__Written instruction__
Look at the data below and print exactly the lines from its first line through the line with "x0, x1 = 497, 1118"; the pictures stay out of the copy.

--------

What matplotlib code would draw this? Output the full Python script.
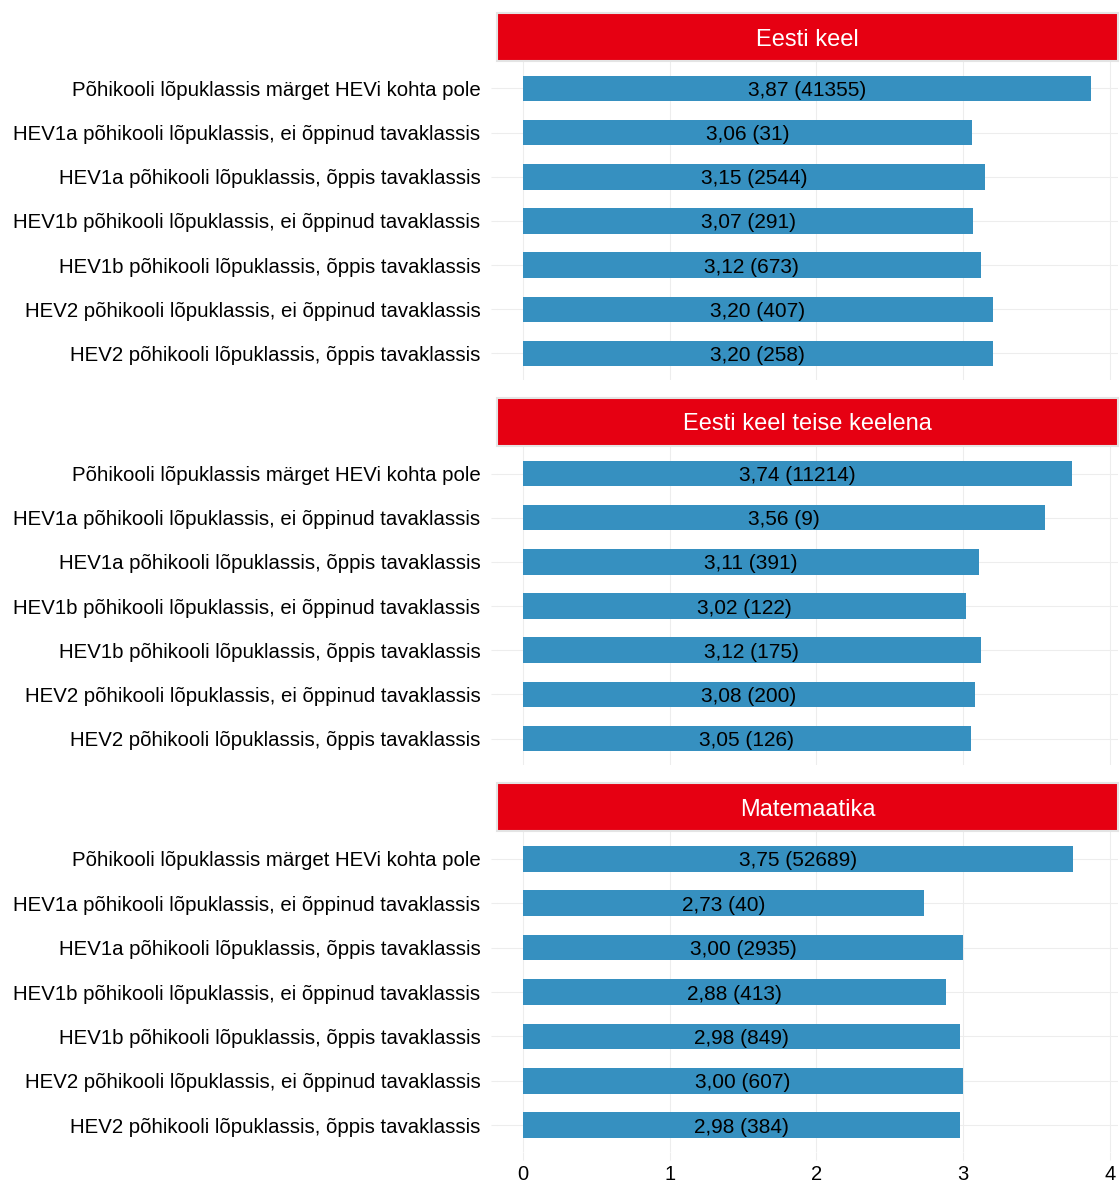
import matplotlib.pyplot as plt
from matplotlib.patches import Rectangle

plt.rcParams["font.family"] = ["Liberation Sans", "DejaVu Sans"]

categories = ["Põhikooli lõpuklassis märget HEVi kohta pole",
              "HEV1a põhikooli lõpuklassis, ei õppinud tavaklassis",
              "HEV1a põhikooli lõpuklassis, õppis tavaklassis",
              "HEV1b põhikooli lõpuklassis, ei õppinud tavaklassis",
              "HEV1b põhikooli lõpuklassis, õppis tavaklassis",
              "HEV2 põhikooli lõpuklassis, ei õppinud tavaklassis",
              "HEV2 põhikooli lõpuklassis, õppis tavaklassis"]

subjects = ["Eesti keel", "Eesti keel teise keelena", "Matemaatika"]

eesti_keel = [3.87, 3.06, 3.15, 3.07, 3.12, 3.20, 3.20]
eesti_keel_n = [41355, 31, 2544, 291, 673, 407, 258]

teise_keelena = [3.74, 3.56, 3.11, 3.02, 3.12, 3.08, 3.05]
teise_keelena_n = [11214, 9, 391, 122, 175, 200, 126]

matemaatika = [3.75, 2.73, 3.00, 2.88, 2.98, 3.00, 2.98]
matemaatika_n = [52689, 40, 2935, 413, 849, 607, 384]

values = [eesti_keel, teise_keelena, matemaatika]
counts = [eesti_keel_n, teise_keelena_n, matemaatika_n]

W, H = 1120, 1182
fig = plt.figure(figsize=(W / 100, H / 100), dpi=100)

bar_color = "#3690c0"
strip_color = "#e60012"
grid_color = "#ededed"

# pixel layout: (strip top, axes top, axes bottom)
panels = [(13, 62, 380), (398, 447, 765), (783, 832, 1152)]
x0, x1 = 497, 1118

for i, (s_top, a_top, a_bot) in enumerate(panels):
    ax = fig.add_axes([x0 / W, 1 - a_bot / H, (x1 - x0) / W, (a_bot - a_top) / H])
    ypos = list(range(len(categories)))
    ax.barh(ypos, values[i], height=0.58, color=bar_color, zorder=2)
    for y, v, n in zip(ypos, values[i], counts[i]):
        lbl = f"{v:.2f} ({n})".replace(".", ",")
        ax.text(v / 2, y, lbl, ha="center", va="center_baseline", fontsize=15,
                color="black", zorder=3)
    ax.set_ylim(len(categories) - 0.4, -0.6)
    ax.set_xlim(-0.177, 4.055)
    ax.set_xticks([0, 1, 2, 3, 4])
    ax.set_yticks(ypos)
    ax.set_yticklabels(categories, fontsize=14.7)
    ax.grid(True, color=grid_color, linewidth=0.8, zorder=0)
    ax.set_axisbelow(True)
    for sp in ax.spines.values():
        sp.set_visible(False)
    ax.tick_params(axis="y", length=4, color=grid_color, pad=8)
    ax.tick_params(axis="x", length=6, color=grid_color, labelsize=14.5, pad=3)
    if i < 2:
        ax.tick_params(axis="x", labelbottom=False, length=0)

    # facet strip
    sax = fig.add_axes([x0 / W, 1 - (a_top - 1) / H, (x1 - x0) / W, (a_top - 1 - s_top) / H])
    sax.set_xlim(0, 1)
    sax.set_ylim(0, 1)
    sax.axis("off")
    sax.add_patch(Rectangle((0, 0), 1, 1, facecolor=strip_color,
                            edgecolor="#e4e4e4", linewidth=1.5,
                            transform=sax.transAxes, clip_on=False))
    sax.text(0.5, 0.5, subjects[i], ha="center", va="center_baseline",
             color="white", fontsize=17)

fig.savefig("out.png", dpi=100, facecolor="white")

--------

__Expected answer__
What matplotlib code would draw this? Output the full Python script.
import matplotlib.pyplot as plt
from matplotlib.patches import Rectangle

plt.rcParams["font.family"] = ["Liberation Sans", "DejaVu Sans"]

categories = ["Põhikooli lõpuklassis märget HEVi kohta pole",
              "HEV1a põhikooli lõpuklassis, ei õppinud tavaklassis",
              "HEV1a põhikooli lõpuklassis, õppis tavaklassis",
              "HEV1b põhikooli lõpuklassis, ei õppinud tavaklassis",
              "HEV1b põhikooli lõpuklassis, õppis tavaklassis",
              "HEV2 põhikooli lõpuklassis, ei õppinud tavaklassis",
              "HEV2 põhikooli lõpuklassis, õppis tavaklassis"]

subjects = ["Eesti keel", "Eesti keel teise keelena", "Matemaatika"]

eesti_keel = [3.87, 3.06, 3.15, 3.07, 3.12, 3.20, 3.20]
eesti_keel_n = [41355, 31, 2544, 291, 673, 407, 258]

teise_keelena = [3.74, 3.56, 3.11, 3.02, 3.12, 3.08, 3.05]
teise_keelena_n = [11214, 9, 391, 122, 175, 200, 126]

matemaatika = [3.75, 2.73, 3.00, 2.88, 2.98, 3.00, 2.98]
matemaatika_n = [52689, 40, 2935, 413, 849, 607, 384]

values = [eesti_keel, teise_keelena, matemaatika]
counts = [eesti_keel_n, teise_keelena_n, matemaatika_n]

W, H = 1120, 1182
fig = plt.figure(figsize=(W / 100, H / 100), dpi=100)

bar_color = "#3690c0"
strip_color = "#e60012"
grid_color = "#ededed"

# pixel layout: (strip top, axes top, axes bottom)
panels = [(13, 62, 380), (398, 447, 765), (783, 832, 1152)]
x0, x1 = 497, 1118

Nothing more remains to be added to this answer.